Ama burada böyle bir durum yok. Bildiğiniz bomboş arsa. 400 sene önce. O
zaman İstanbul’da ya da bulunduğumuz İzmir’de belki de Ankara’da, el
koyamayacakları yer yok, böyle bakarsak olaya. Hızlıca yasanın ışık
tuttuğu şekilde, tekrar İstanbul halkı lehine bir karar çıkacağını umut
ediyorum, davamızı başlatıyorum.
“BİR AVUÇ İNSANIN AKLI”
İmamoğlu, Cumhurbaşkanı kararıyla feshedilen “İstanbul Sözleşmesi” ile
ilgili görüşlerini soran gazeteciyi, “İstanbul Sözleşmesi ile ilgili
saatlerce konuşabiliriz. Gündem yoğun. Gündemin içerisinde, hafta
sonunda bizi en çok üzen konulardan bir tanesi İstanbul Sözleşmesi’nin
devre dışı bırakılmasıydı.
Kadını koruyan, cinsiyet eşitliğini topluma
aktaran, anlatan ve bunu himayesi altına alan ve de İstanbul ile anılan
uluslararası bir sözleşmenin İstanbul’da yapılıyor olması bu kadar
kıymetliyken, bunu bertaraf etmeyi bir avuç insanın aklı olarak
görüyorum. Bütün İstanbul, bütün Türkiye buna karşı.
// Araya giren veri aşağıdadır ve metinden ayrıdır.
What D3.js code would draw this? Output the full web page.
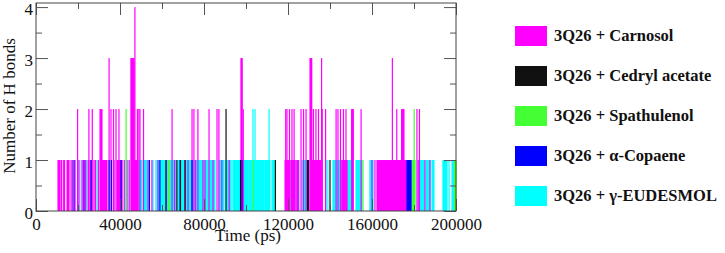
<!DOCTYPE html>
<html>
<head>
<meta charset="utf-8">
<script src="https://cdn.jsdelivr.net/npm/d3@7"></script>
<style>
    body { margin: 0; background: #fff; }
    svg { display: block; }
</style>
</head>
<body>
<div id="chart"></div>
<script>

// Number of H bonds over time, each entry: [start ps, end ps, H bonds]
var carnosol = [
    [10500, 11400, 1], [12100, 12100, 1], [13000, 13000, 1], [13600, 13600, 1],
    [14800, 15700, 1], [16700, 16700, 1], [17300, 17300, 1], [18600, 18600, 1],
    [19800, 19800, 2], [20400, 20400, 1], [21900, 21900, 1], [22400, 22400, 1],
    [23600, 23600, 1], [24800, 25200, 1], [25200, 25200, 2], [26000, 26000, 1],
    [26800, 26800, 2], [27600, 27600, 1], [28300, 28300, 1], [29700, 29700, 1],
    [30500, 31400, 2], [31400, 33800, 1], [34800, 34800, 3], [35700, 35700, 2],
    [36900, 36900, 2], [37200, 37200, 1], [38100, 38100, 2], [39500, 39500, 2],
    [38600, 41000, 1], [42000, 42000, 1], [43300, 43300, 1], [44400, 44400, 1],
    [45200, 46700, 3], [47100, 47100, 4], [46200, 48100, 1],
    [48300, 48300, 2], [49000, 49000, 2], [49500, 49500, 2], [51200, 51200, 2],
    [53300, 53300, 1], [55200, 55200, 1], [58100, 58100, 1], [62000, 62000, 1],
    [64800, 64800, 2], [66000, 66000, 1], [70900, 70900, 1], [72400, 72400, 1],
    [74300, 74300, 2], [75200, 75200, 2], [76000, 76000, 1], [77100, 77100, 2],
    [79500, 79500, 1], [80500, 80500, 1], [82400, 82400, 2], [84300, 84300, 1],
    [86200, 86200, 2], [87100, 87100, 2], [88500, 88500, 1], [92000, 92000, 1],
    [97600, 98200, 3], [98700, 98700, 2],
    [118600, 120600, 1], [121400, 123400, 1], [124200, 125000, 1],
    [118900, 118900, 2], [119500, 119500, 2], [120700, 120700, 2], [121900, 121900, 2],
    [122900, 122900, 2], [126200, 126200, 2], [127400, 127400, 2], [128600, 128600, 2],
    [130500, 131300, 3], [132100, 132100, 2], [133300, 133300, 2], [134500, 134500, 2],
    [130500, 136200, 1], [136000, 136000, 3], [136300, 136300, 2], [137900, 137900, 2],
    [142900, 142900, 2], [143800, 143800, 2], [145000, 145000, 2], [146400, 146400, 2],
    [147600, 147600, 2], [145700, 148100, 1], [150300, 151100, 2], [154800, 154800, 2],
    [160000, 160000, 1], [161400, 161400, 1], [162400, 170000, 1], [169700, 169700, 3],
    [171800, 171800, 2], [170000, 176700, 1], [174100, 175200, 2], [180000, 180000, 1],
    [181400, 181400, 2], [182000, 182000, 1], [182600, 182600, 2], [185200, 185200, 1],
    [187600, 187600, 1]
];

var cedryl = [
    [61900, 61900, 1], [67100, 67100, 1], [68800, 68800, 1], [71000, 71000, 1],
    [90500, 90500, 2], [97400, 97400, 1], [114000, 114000, 1], [129300, 129700, 1],
    [140000, 140000, 1]
];

var spathulenol = [
    [42900, 42900, 2], [63300, 63600, 1], [103300, 103300, 1], [155700, 155700, 1],
    [179000, 180500, 1], [180100, 180100, 2], [199300, 200000, 1]
];

var copaene = [
    [18100, 18100, 1], [22900, 22900, 1], [26300, 26300, 1], [34800, 34800, 1],
    [36000, 36000, 1], [40500, 40500, 1], [54000, 54000, 1], [59000, 59000, 1],
    [68600, 68600, 1], [74300, 74300, 1], [98100, 98100, 1], [176700, 178600, 1]
];

var eudesmol = [
    [17500, 17500, 1], [20900, 20900, 1], [24000, 24000, 1], [29000, 29000, 1],
    [32400, 32400, 1], [35200, 35200, 1], [42400, 42400, 1], [43800, 43800, 1],
    [48600, 50500, 1], [51400, 52900, 1],
    [53800, 53800, 1], [55700, 55700, 1], [57100, 57100, 1], [57600, 61400, 1],
    [62400, 66700, 1], [67600, 71900, 1], [72000, 73300, 1], [73600, 77300, 1],
    [77600, 81000, 1], [81400, 85200, 1], [87100, 89500, 1], [90500, 92900, 1],
    [93800, 97400, 1], [99000, 101000, 1], [101400, 105000, 1], [105500, 108500, 1],
    [109000, 111400, 1], [103300, 103300, 2], [104300, 104300, 2], [111000, 111000, 2],
    [112400, 113800, 1], [121000, 121000, 1], [123800, 123800, 1], [125200, 125200, 1],
    [126700, 129000, 1], [138100, 138100, 1], [139000, 139000, 1], [141400, 145700, 1],
    [148100, 150000, 1], [152400, 155200, 1], [159000, 160500, 1], [181900, 184800, 1],
    [185700, 187600, 1], [188600, 189500, 1], [193800, 195700, 1], [196700, 196700, 1],
    [198100, 199300, 1]
];

var seriesNames = [ '3Q26 + Carnosol', '3Q26 + Cedryl acetate', '3Q26 + Spathulenol',
                    '3Q26 + \u03b1-Copaene', '3Q26 + \u03b3-EUDESMOL' ];
var seriesColors = [ '#ff00ff', '#111111', '#44ff33', '#0000ff', '#00ffff' ];
var seriesData = [ carnosol, cedryl, spathulenol, copaene, eudesmol ];

// draw order: cyan underneath, then the others
var drawOrder = [ 4, 0, 2, 3, 1 ];

var xTicks = [ 0, 40000, 80000, 120000, 160000, 200000 ];
var xMinor = [ 20000, 60000, 100000, 140000, 180000 ];
var yTicks = [ 0, 1, 2, 3, 4 ];
var yMinor = [ 0.5, 1.5, 2.5, 3.5 ];

var serif = "'Liberation Serif', 'Times New Roman', 'DejaVu Serif', serif";

var W = 725, H = 253;
var plot = { left: 36, right: 456, top: 3, bottom: 211 };

var x = d3.scaleLinear().domain( [0, 200000] ).range( [plot.left, plot.right] );
var y = d3.scaleLinear().domain( [0, 4.08] ).range( [plot.bottom, plot.top] );

var svg = d3.select( '#chart' )
            .append( 'svg' )
            .attr( 'width', W )
            .attr( 'height', H );

// Bars
drawOrder.forEach( function ( k ) {

    svg.append( 'g' )
       .selectAll( 'rect' )
       .data( seriesData[k] )
       .enter().append( 'rect' )
       .attr( 'x', function ( d ) { return x( d[0] ) - 0.6; } )
       .attr( 'width', function ( d ) { return Math.max( 1.2, x( d[1] ) - x( d[0] ) + 1.2 ); } )
       .attr( 'y', function ( d ) { return y( d[2] ); } )
       .attr( 'height', function ( d ) { return y( 0 ) - y( d[2] ); } )
       .attr( 'fill', seriesColors[k] );

} );

// Axes with inward ticks on all four sides
function addAxis ( axis, transform, labels ) {
    var g = svg.append( 'g' ).attr( 'transform', transform ).call( axis );
    g.select( '.domain' ).remove();
    g.selectAll( 'line' ).attr( 'stroke', '#555' );
    if ( labels ) {
        g.attr( 'font-family', serif ).attr( 'font-size', 17 );
        g.selectAll( 'text' ).attr( 'fill', '#111' );
    } else {
        g.selectAll( 'text' ).remove();
    }
    return g;
}

addAxis( d3.axisBottom( x ).tickValues( xTicks ).tickSize( -12 ).tickPadding( 7 ).tickFormat( d3.format( 'd' ) ),
         'translate(0,' + plot.bottom + ')', true );
addAxis( d3.axisBottom( x ).tickValues( xMinor ).tickSize( -6 ), 'translate(0,' + plot.bottom + ')', false );
addAxis( d3.axisTop( x ).tickValues( xTicks ).tickSize( -12 ), 'translate(0,' + plot.top + ')', false );
addAxis( d3.axisTop( x ).tickValues( xMinor ).tickSize( -6 ), 'translate(0,' + plot.top + ')', false );

addAxis( d3.axisLeft( y ).tickValues( yTicks ).tickSize( -12 ).tickPadding( 3 ).tickFormat( d3.format( 'd' ) ),
         'translate(' + plot.left + ',0)', true )
    .selectAll( 'text' ).attr( 'dy', '0.42em' );
addAxis( d3.axisLeft( y ).tickValues( yMinor ).tickSize( -6 ), 'translate(' + plot.left + ',0)', false );
addAxis( d3.axisRight( y ).tickValues( yTicks ).tickSize( -12 ), 'translate(' + plot.right + ',0)', false );
addAxis( d3.axisRight( y ).tickValues( yMinor ).tickSize( -6 ), 'translate(' + plot.right + ',0)', false );

svg.append( 'rect' )
   .attr( 'x', plot.left )
   .attr( 'y', plot.top )
   .attr( 'width', plot.right - plot.left )
   .attr( 'height', plot.bottom - plot.top )
   .attr( 'fill', 'none' )
   .attr( 'stroke', '#444' );

// Axis titles
svg.append( 'text' )
   .attr( 'font-family', serif )
   .attr( 'font-size', 17 )
   .attr( 'fill', '#111' )
   .attr( 'text-anchor', 'middle' )
   .attr( 'x', 248 )
   .attr( 'y', 241 )
   .text( 'Time (ps)' );

svg.append( 'text' )
   .attr( 'font-family', serif )
   .attr( 'font-size', 17 )
   .attr( 'fill', '#111' )
   .attr( 'text-anchor', 'middle' )
   .attr( 'transform', 'translate(15,106) rotate(-90)' )
   .text( 'Number of H bonds' );

// Legend
var legend = svg.selectAll( '.legend' )
                .data( seriesNames ).enter()
                .append( 'g' )
                .attr( 'class', 'legend' )
                .attr( 'transform', function ( d, i ) { return 'translate(515,' + ( 26 + i * 40 ) + ')'; } );

legend.append( 'rect' )
      .attr( 'width', 32 )
      .attr( 'height', 20 )
      .attr( 'fill', function ( d, i ) { return seriesColors[i]; } );

legend.append( 'text' )
      .attr( 'x', 39 )
      .attr( 'y', 15 )
      .attr( 'font-family', serif )
      .attr( 'font-size', 16.5 )
      .attr( 'font-weight', 'bold' )
      .attr( 'fill', '#111' )
      .text( function ( d ) { return d; } );

</script>
</body>
</html>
Bütün kadınların buna karşı bir direnç göstermesi lazım.
Kadını koruyan
belki de genç kız ve çocuklarımızın hayata bakışlarını, çağdaş bir
ülkede yaşama direncini, sevincini artıran böyle bir sözleşmeyi bertaraf
ettikten sonra bence en büyük dersi, bunu bertaraf edenlere kadınlar
verecektir, diye düşünüyorum” şeklinde yanıtladı.